Sunday, December 9, 2012

“GRANDMOTHER IS ON THE ROOF”


“GRANDMOTHER IS ON THE ROOF”

The Carlos Contract – A Novel of International Terrorism (Macmillan, 1978)
by David Atlee Phillipss

David Atlee Phillips has long been a person of interest in the assassination of President Kennedy. Besides a number of non-fictional books, including the auto-biographical “Nightwatch – 20 Years of Peculiar Service” and a book about the murder trail of a Texas oil man, David Atlee Phillips also wrote a fictional novel, “The Carlos Contract,” about an off-the-books team assembled to get Carlos, the international terrorist.

While the book is labeled a work of fiction, Carlos is a real person, as are a number of other characters in the book, including my former college mate Glen Gebhard and a few CIA officers thinly disguised behind such nick names as “Hyphenated Jake” – aka Jack Easterline and William “Mack” McLendon. Easterline was one of the planners of the Bay of Pigs and Gordon McLendon was a Dallas radio station owner who knew Jack Ruby and was a founding member of Phillips’ Association of Former Intelligence Officers.

My college friend Glen went to Europe where his passport was stolen. It apparently ended up in the hands of the real Carlos the Jackal, so when he returned to Europe a few years later with a new passport, he was violently interrogated at a border post. Phillips uses Glen’s name as one of the aliases of Carlos, so there are some doses of reality in Phillips’ fictional work. This book also details how to set up a special operations team that can do something like locating a specific terrorist, and it should be applied as one way to discover the real killers in the assassination of President Kennedy.  

As the story goes, “Mack” McLendon is called out of retirement from a long career in the CIA to go after Carlos, so he assembles his team and, as Phillps writes:

“In addition to questioning the wisdom of involving friends, Mack questioned his own actual ability to outwit Carlos. Had his professional talents and determination atrophied? Would he be a fool to enter the arena again?”

“And, more importantly, did he still have the gift of perceiving when grandmother was on the roof?”

“Mack had once been given a memorable bit of advice by a senior CIA officer and veteran Latin American hand: ‘An important part of intelligence work is sensing, before you have hard proof, that a critical development will occur. Call it professional intuition, the conviction that a number of pieces, when eventually assembled into enough of the entire puzzle, will constitute a revelation that is vital. I always try to think of it in terms of knowing when grandmother is on the roof.’”
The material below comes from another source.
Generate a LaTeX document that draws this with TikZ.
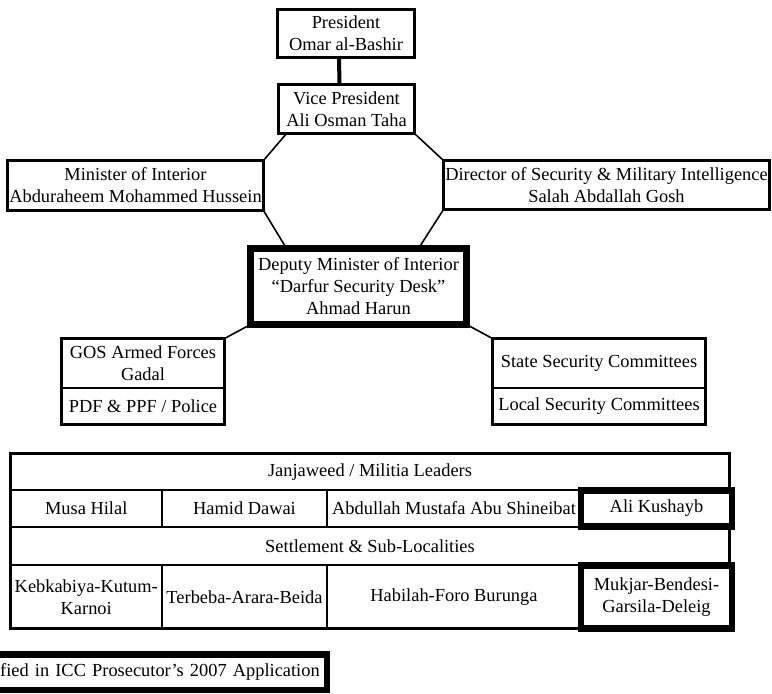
\documentclass[tikz,border=0pt]{standalone}
\usepackage{fontspec}
\setmainfont{Liberation Serif}
\usetikzlibrary{positioning}

\begin{document}
\begin{tikzpicture}[x=1pt,y=-1pt,line width=1.6pt,
 font=\fontsize{18.4}{22}\selectfont,
 office node/.style={draw, line width=2.6pt, align=center, inner sep=1pt, outer sep=0pt},
 marked node/.style={office node, line width=6.5pt},
 cell node/.style={office node, minimum height=37pt}]
  \useasboundingbox (0,0) rectangle (772,694);
  \node[office node, minimum width=137pt, minimum height=48pt] (pres) at (346,33.5) {President\\Omar al-Bashir};
  \node[office node, minimum width=136pt, minimum height=49pt] (vp) at (346.5,109) {Vice President\\Ali Osman Taha};
  \node[office node, minimum width=256pt, minimum height=50pt] (min) at (135.5,185.5) {Minister of Interior\\Abduraheem Mohammed Hussein};
  \node[office node, minimum width=326pt, minimum height=49pt] (dir) at (606.5,185) {Director of Security \& Military Intelligence\\Salah Abdallah Gosh};
  \node[marked node, minimum width=216pt, minimum height=76pt] (dep) at (358.5,286.5) {Deputy Minister of Interior\\``Darfur Security Desk''\\Ahmad Harun};
  \node[office node, minimum width=163pt, minimum height=49.5pt] (gos) at (143,363.25) {GOS Armed Forces\\Gadal};
  \node[office node, minimum width=163pt, minimum height=36.5pt, below=0pt of gos] (pdf) {PDF \& PPF / Police};
  \node[office node, minimum width=213pt, minimum height=49.5pt] (state) at (599,363.25) {State Security Committees};
  \node[office node, minimum width=213pt, minimum height=36.5pt, below=0pt of state] (local) {Local Security Committees};

  \node[cell node, minimum width=719pt, minimum height=36.5pt] (jan) at (370,471.75) {Janjaweed / Militia Leaders};
  \node[cell node, minimum width=151.5pt, below right=0pt and 0pt of jan.south west] (musa) {Musa Hilal};
  \node[cell node, minimum width=165pt, right=0pt of musa] (hamid) {Hamid Dawai};
  \node[cell node, minimum width=254pt, right=0pt of hamid] (abdullah) {Abdullah Mustafa Abu Shineibat};
  \node[marked node, minimum width=151pt, minimum height=36pt, right=0pt of abdullah] (ali) {Ali Kushayb};
  \node[cell node, minimum width=719pt, minimum height=38pt, below right=0pt and 0pt of musa.south west] (settle) {Settlement \& Sub-Localities};
  \node[cell node, minimum width=151.5pt, minimum height=63.5pt, below right=0pt and 0pt of settle.south west] (kebkabiya) {Kebkabiya-Kutum-\\Karnoi};
  \node[cell node, minimum width=165pt, minimum height=63.5pt, right=0pt of kebkabiya] (terbeba) {Terbeba-Arara-Beida};
  \node[cell node, minimum width=254pt, minimum height=63.5pt, right=0pt of terbeba] (habilah) {Habilah-Foro Burunga};
  \node[marked node, minimum width=151pt, minimum height=63pt, right=0pt of habilah] (mukjar) {Mukjar-Bendesi-\\Garsila-Deleig};

  \node[marked node, anchor=east, minimum height=35.5pt, inner xsep=7pt, text width=344pt, align=right] (key) at (326.75,672) {fied in ICC Prosecutor's 2007 Application};

  \coordinate (vpl) at ([xshift=8pt]vp.south west);
  \coordinate (depl) at ([xshift=36pt]dep.north west);
  \coordinate (depr) at ([xshift=-48pt]dep.north east);
  \draw[line width=4pt] ([xshift=-7pt]pres.south) -- ([xshift=-7pt]vp.north);
  \foreach \s/\t in {vpl/min.north east, min.south east/depl, dir.south west/depr,
   dir.north west/vp.south east, dep.south west/gos.north east, dep.south east/state.north west} {
   \draw (\s) -- (\t);}
\end{tikzpicture}
\end{document}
As a way of explanation, “the older officer then launched into a story which he identified as Brazilian folklore, a ‘Portuguese story’ somewhat on the order of yesterday’s Irish and today’s Polish jokes.”
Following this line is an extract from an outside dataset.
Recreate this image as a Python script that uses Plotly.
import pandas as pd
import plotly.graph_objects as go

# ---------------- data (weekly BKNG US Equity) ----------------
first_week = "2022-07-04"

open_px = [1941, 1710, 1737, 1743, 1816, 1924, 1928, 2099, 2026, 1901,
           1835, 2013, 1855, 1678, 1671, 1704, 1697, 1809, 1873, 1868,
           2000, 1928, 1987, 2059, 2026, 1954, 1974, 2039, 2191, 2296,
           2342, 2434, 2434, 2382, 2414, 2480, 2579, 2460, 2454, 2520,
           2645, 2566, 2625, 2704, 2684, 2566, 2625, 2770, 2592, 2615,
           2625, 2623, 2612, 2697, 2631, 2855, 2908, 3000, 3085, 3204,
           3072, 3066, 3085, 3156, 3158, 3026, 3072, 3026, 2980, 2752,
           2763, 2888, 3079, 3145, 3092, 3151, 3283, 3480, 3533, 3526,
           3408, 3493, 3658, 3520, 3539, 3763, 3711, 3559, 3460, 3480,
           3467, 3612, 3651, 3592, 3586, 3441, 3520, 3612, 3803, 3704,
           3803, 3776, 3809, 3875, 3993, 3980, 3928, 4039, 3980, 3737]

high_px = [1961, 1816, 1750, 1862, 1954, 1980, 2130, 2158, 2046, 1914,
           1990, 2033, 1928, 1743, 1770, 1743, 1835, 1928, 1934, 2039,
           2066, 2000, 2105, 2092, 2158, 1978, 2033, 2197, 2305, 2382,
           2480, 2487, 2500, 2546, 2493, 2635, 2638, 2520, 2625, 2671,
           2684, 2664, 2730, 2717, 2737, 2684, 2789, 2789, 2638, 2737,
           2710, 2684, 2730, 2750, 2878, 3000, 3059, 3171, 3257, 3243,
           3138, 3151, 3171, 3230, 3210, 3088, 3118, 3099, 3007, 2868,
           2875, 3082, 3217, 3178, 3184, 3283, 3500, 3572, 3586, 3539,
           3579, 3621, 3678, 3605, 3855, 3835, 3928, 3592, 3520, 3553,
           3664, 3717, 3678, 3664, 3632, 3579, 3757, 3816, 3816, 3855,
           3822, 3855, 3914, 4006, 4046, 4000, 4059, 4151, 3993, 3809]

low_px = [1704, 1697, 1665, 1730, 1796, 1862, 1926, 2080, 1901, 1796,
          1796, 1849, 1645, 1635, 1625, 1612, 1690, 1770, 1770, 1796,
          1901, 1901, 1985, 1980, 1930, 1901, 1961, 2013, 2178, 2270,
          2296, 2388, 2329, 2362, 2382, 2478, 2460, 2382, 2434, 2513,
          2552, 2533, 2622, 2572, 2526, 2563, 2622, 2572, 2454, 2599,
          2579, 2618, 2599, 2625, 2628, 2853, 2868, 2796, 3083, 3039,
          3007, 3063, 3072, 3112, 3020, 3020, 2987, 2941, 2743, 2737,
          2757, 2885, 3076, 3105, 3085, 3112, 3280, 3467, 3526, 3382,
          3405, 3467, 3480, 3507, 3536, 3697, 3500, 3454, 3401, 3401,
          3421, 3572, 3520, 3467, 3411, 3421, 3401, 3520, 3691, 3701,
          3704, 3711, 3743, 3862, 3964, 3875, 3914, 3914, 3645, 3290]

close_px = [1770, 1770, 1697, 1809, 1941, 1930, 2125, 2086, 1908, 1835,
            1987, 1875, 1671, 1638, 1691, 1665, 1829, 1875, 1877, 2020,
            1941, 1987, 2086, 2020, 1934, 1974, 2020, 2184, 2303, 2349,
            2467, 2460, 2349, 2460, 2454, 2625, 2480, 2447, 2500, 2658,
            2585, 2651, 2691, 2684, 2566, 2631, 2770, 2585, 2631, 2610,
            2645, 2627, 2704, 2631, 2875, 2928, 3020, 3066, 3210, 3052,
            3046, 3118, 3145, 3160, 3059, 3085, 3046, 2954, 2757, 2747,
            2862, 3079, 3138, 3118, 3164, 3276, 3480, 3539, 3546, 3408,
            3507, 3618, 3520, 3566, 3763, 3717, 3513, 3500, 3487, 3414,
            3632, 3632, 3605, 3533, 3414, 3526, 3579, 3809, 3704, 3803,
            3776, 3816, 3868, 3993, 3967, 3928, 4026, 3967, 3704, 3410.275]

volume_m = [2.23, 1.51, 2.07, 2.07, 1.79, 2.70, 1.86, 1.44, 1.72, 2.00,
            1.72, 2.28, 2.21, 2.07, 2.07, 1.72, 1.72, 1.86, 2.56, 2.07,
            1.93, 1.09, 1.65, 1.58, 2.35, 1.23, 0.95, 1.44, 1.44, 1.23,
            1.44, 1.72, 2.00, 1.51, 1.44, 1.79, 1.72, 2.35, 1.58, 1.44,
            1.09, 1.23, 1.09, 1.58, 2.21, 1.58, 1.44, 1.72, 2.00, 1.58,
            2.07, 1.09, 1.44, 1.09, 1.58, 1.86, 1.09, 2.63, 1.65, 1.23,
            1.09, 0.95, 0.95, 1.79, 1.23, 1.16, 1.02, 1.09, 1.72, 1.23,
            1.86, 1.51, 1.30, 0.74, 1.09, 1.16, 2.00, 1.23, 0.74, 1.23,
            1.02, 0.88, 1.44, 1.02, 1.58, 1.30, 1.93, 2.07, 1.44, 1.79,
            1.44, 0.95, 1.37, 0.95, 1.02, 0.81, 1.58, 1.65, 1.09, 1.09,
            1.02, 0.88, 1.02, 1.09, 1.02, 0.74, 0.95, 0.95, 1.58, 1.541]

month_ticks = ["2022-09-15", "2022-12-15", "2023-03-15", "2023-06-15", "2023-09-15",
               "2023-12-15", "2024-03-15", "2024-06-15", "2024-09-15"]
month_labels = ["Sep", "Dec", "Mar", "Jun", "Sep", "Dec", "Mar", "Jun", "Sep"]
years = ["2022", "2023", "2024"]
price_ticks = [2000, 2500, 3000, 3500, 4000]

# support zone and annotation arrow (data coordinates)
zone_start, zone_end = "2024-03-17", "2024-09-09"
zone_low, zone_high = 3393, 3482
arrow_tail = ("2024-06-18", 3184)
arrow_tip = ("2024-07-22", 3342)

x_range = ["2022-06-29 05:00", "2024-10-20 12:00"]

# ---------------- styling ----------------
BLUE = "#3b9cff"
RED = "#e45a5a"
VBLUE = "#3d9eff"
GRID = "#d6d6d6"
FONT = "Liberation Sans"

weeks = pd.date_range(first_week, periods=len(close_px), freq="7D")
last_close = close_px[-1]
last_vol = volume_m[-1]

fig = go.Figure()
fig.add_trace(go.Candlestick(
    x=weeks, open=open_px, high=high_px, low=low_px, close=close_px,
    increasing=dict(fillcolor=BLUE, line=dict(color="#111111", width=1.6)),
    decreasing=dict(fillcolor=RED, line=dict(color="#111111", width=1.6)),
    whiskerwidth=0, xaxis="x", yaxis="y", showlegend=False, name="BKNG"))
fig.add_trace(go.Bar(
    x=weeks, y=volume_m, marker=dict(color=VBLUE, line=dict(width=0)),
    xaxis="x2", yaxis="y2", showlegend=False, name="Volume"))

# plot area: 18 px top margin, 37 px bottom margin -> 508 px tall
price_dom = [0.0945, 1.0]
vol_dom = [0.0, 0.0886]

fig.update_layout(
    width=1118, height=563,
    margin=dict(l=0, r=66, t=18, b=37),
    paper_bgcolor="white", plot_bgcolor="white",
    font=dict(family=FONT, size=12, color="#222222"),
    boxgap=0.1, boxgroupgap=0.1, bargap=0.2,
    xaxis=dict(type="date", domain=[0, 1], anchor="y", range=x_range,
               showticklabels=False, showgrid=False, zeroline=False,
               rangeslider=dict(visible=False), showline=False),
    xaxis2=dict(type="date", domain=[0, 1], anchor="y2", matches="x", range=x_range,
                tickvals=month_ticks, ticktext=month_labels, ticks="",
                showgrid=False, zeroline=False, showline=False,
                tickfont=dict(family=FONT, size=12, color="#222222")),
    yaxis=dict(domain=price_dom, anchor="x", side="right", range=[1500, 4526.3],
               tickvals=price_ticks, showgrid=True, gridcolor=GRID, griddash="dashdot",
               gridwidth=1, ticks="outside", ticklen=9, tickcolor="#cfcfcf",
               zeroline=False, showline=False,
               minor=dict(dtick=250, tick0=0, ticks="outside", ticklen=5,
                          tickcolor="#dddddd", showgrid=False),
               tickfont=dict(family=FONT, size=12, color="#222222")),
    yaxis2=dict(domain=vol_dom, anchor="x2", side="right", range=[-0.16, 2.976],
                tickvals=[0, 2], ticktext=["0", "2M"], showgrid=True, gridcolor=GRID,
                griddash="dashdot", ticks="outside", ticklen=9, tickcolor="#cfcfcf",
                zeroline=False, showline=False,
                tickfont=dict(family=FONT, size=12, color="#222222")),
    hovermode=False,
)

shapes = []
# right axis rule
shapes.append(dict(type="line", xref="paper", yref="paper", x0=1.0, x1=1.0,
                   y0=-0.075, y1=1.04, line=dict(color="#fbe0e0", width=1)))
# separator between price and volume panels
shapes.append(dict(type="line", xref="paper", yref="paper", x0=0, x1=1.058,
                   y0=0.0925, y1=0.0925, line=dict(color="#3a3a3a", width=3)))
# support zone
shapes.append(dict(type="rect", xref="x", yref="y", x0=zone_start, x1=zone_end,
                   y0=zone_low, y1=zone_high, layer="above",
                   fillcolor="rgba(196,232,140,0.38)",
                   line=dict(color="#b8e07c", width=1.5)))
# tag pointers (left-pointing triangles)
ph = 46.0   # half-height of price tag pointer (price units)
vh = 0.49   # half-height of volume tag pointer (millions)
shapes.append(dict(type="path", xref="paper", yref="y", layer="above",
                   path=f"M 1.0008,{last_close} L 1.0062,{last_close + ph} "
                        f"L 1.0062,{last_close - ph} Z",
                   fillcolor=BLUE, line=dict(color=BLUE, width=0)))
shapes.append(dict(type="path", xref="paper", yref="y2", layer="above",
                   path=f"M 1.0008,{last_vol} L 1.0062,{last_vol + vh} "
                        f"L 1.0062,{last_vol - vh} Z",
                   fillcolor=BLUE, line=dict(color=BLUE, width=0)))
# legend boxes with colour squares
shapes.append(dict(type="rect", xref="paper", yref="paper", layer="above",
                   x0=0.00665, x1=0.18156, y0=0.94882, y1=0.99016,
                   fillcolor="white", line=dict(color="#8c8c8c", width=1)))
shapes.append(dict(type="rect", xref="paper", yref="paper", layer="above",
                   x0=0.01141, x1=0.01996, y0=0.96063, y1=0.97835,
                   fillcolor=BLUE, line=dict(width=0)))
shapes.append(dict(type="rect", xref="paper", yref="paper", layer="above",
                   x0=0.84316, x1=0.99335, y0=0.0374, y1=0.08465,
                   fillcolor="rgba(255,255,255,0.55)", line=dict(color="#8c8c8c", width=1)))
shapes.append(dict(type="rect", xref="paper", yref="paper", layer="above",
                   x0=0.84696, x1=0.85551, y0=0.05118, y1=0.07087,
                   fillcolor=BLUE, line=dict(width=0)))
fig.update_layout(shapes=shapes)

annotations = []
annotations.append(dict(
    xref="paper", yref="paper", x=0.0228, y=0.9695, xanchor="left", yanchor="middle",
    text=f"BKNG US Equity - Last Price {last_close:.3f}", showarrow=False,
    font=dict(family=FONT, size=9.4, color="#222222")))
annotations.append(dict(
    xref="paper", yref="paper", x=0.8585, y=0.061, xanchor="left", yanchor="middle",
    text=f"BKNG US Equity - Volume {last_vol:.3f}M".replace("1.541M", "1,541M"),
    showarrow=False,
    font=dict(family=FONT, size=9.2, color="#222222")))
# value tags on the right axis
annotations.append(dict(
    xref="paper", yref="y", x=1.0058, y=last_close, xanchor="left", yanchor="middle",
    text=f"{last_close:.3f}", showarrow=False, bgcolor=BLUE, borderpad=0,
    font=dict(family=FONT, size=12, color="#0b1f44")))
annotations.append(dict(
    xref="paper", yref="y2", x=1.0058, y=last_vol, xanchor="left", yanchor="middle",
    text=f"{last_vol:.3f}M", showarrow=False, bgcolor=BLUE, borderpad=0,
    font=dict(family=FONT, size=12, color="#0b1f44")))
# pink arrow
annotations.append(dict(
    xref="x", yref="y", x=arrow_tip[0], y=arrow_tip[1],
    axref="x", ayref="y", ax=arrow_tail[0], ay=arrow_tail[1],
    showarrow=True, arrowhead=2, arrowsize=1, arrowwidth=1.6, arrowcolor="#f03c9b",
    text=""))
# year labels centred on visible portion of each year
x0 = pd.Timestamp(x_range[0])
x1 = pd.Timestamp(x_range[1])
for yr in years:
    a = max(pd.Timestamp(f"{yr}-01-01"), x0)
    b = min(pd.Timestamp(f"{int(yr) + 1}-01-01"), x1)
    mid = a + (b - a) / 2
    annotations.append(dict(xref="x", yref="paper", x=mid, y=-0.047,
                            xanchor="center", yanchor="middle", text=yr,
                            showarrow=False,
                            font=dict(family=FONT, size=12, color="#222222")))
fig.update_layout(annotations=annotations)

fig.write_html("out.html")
“A Portuguese man living in Brazil, Mack’s mentor had said, received a cable from his cousin in Portugal, announcing the death of the family cat, a pet the immigrant had been especially fond of. ‘Our beloved cat,’ the message said, ‘fell from our roof to her death in the street below.’”

“The immigrant wrote to his cousin in Lisbon: ‘Do not send such a message again. I am a sensitive person; I can’t stand shocks. Should such a thing happened again consider my temperament and let me know gently, in stages. For example, you should have sent a message saying, ‘The cat went up on the roof.’ Then, a few days later another, saying, ‘The cat went to the edge of the roof.’ Then, finally, a letter with the bad news: ‘The cat fell off the roof and died.’”
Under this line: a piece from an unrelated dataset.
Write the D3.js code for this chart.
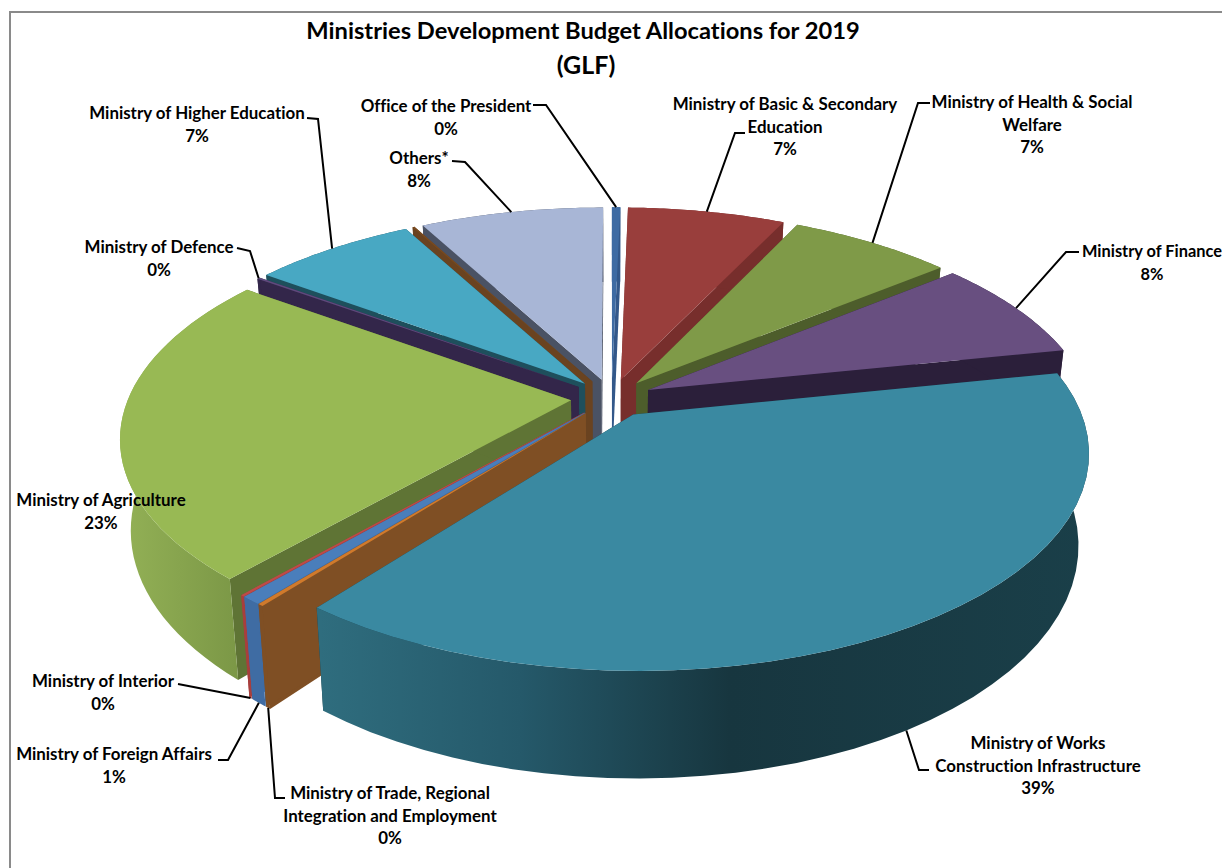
<!DOCTYPE html>
<html><head><meta charset="utf-8">
<script src="https://cdn.jsdelivr.net/npm/d3@7"></script>
<style>html,body{margin:0;padding:0;background:#fff}svg{display:block}text{font-family:Lato,"Open Sans",sans-serif;font-weight:700;fill:#000;font-variant-ligatures:none}</style>
</head><body><svg id="c" width="1222" height="868"></svg>
<script>
const categories=["Ministry of Basic & Secondary Education","Ministry of Health & Social Welfare","Ministry of Finance","Ministry of Works Construction Infrastructure","Ministry of Trade, Regional Integration and Employment","Ministry of Foreign Affairs","Ministry of Interior","Ministry of Agriculture","Ministry of Defence","Ministry of Higher Education","(unlabelled)","Others*","Office of the President"];
const values=[6.75,7.0,7.67,38.8,0.17,0.61,0.11,23.44,0.14,7.0,0.08,7.86,0.36];
const topColors=["#993e3c","#7f9a48","#684f80","#3a89a1","#d07a2c","#4a7ebb","#be4b48","#98b954","#5f4a7d","#48a8c3","#7a4a1e","#a8b6d6","#3e6ba3"];
const sideColors=["#772e2c","#4d5d2b","#2b1f3a","#17363f","#7f4f24","#3f6ca3","#a83f3d","#5f7435","#33264a","#1e4f5c","#6a4320","#4a5264","#33588a"];
const titleLines=["Ministries Development Budget Allocations for 2019","(GLF)"];

const cx=611.5,cy=398,Rx=442.5,Ry=207,k=0.169,ex=0.092,depth=88,shrink=0.978;
const svg=d3.select("#c");
const defs=svg.append("defs");
function grad(id,stops){const g=defs.append("linearGradient").attr("id",id).attr("gradientUnits","userSpaceOnUse").attr("x1",120).attr("x2",1090).attr("y1",0).attr("y2",0);
 stops.forEach(([o,c])=>g.append("stop").attr("offset",(o-120)/970).attr("stop-color",c));}
grad("wWorks",[[320,"#2f6d7e"],[520,"#25596a"],[730,"#17363f"],[1090,"#1a3f49"]]);
grad("wAgri",[[120,"#93b156"],[240,"#7b9746"]]);

svg.append("path").attr("d","M1222,12H10V868").attr("fill","none").attr("stroke","#8a8a8a").attr("stroke-width",2);

const pie=d3.pie().sort(null).value(d=>d).startAngle(1.3*Math.PI/180).endAngle(361.3*Math.PI/180);
const arcs=pie(values).map((a,i)=>({...a,i,mid:(a.startAngle+a.endAngle)/2}));
const project=(u,v)=>{const s=1/(1-k*v);return [cx+Rx*u*s,cy+Ry*v*s,s];};
const lower=p=>[cx+(p[0]-cx)*shrink,p[1]+depth*p[2]];
const rim=(a,th,r=1)=>project(ex*Math.sin(a.mid)+r*Math.sin(th),-ex*Math.cos(a.mid)-r*Math.cos(th));
const line=d3.line();
const arcPts=a=>d3.range(0,41).map(j=>rim(a,a.startAngle+(a.endAngle-a.startAngle)*j/40));
const gl=svg.append("g");
[...arcs].sort((a,b)=>(-Math.cos(a.mid))-(-Math.cos(b.mid))).forEach(a=>{
  const c=sideColors[a.i],pts=arcPts(a),apex=rim(a,0,0);
  const wallFill=a.i===3?"url(#wWorks)":a.i===7?"url(#wAgri)":c;
  const cut=(p)=>[apex,p,lower(p),lower(apex)];
  gl.append("path").attr("d",line(cut(pts[0]))+"Z").attr("fill",c);
  gl.append("path").attr("d",line(cut(pts[40]))+"Z").attr("fill",c);
  gl.append("path").attr("d",line([...pts,...pts.map(lower).reverse()])+"Z").attr("fill",wallFill);
  gl.append("path").attr("d",line([apex,...pts])+"Z").attr("fill",topColors[a.i]);
});

titleLines.forEach((t,i)=>svg.append("text").attr("x",i?586:583).attr("y",39+i*35).attr("text-anchor","middle").attr("font-size",i?25:23.7).text(t));

const layout=[
 {i:0,x:785,y:110,lines:["Ministry of Basic & Secondary","Education"],lead:[[745,133],[735,133]]},
 {i:1,x:1032,y:108,lines:["Ministry of Health & Social","Welfare"],lead:[[930,103],[918,103]]},
 {i:2,x:1152,y:257,size:16.4,lines:["Ministry of Finance"],lead:[[1079,252],[1066,252]]},
 {i:3,x:1038,y:749,lines:["Ministry of Works","Construction  Infrastructure"],lead:[[929,770],[919,770]],low:true},
 {i:4,x:390,y:799,lines:["Ministry of Trade, Regional","Integration and Employment"],lead:[[285,798],[275,798]],low:true},
 {i:5,x:114,y:760,lines:["Ministry of Foreign Affairs"],lead:[[218,760],[228,760]],low:true},
 {i:6,x:103,y:687,lines:["Ministry of Interior"],lead:[[178,684]],low:true},
 {i:7,x:101,y:506,lines:["Ministry of Agriculture"],lead:null},
 {i:8,x:159,y:253,lines:["Ministry of Defence"],lead:[[237,248],[250,251]]},
 {i:9,x:197,y:119,lines:["Ministry of Higher Education"],lead:[[307,118],[318,119]]},
 {i:11,x:419,y:164,lines:["Others*"],lead:[[452,161],[465,162]]},
 {i:12,x:446,y:112,lines:["Office of the President"],lead:[[533,105],[546,105]]}
];
const pct=d3.format(".0f");
layout.forEach(l=>{
  const a=arcs[l.i];
  l.lines.concat(pct(values[l.i])+"%").forEach((t,j)=>svg.append("text").attr("x",l.x).attr("y",l.y+j*22.5).attr("text-anchor","middle").attr("font-size",l.size||16.9).text(t));
  if(l.lead){const r=rim(a,a.mid),e=l.low?lower(r):r;
    svg.append("path").attr("d",line([...l.lead,e])).attr("fill","none").attr("stroke","#000").attr("stroke-width",2);}
});
</script></body></html>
“Some months later the immigrant in Brazil received another cable from his cousin. This time it read: ‘Grandmother just went up on the roof.’” 

“`So that’s what you must look for,’ Mack’s friend had told him. ‘That one new piece of information, perhaps a single line in a report, some awareness which gives you a funny feeling at the back of the neck – the suspicion which suddenly becomes a conviction that something important is in motion, that grandmother is on the roof.’”

Personally I have had a number of “Grandmother is on the roof” moments – reading news reports of the Watergate burglary, the March 12, 1981 “Castro Plot To Kill Reagan” article by R. H. Boyce, seeing the twin towers burning on 9/11 and most recently, when I read of the self-immolation of a young man in Tunisia.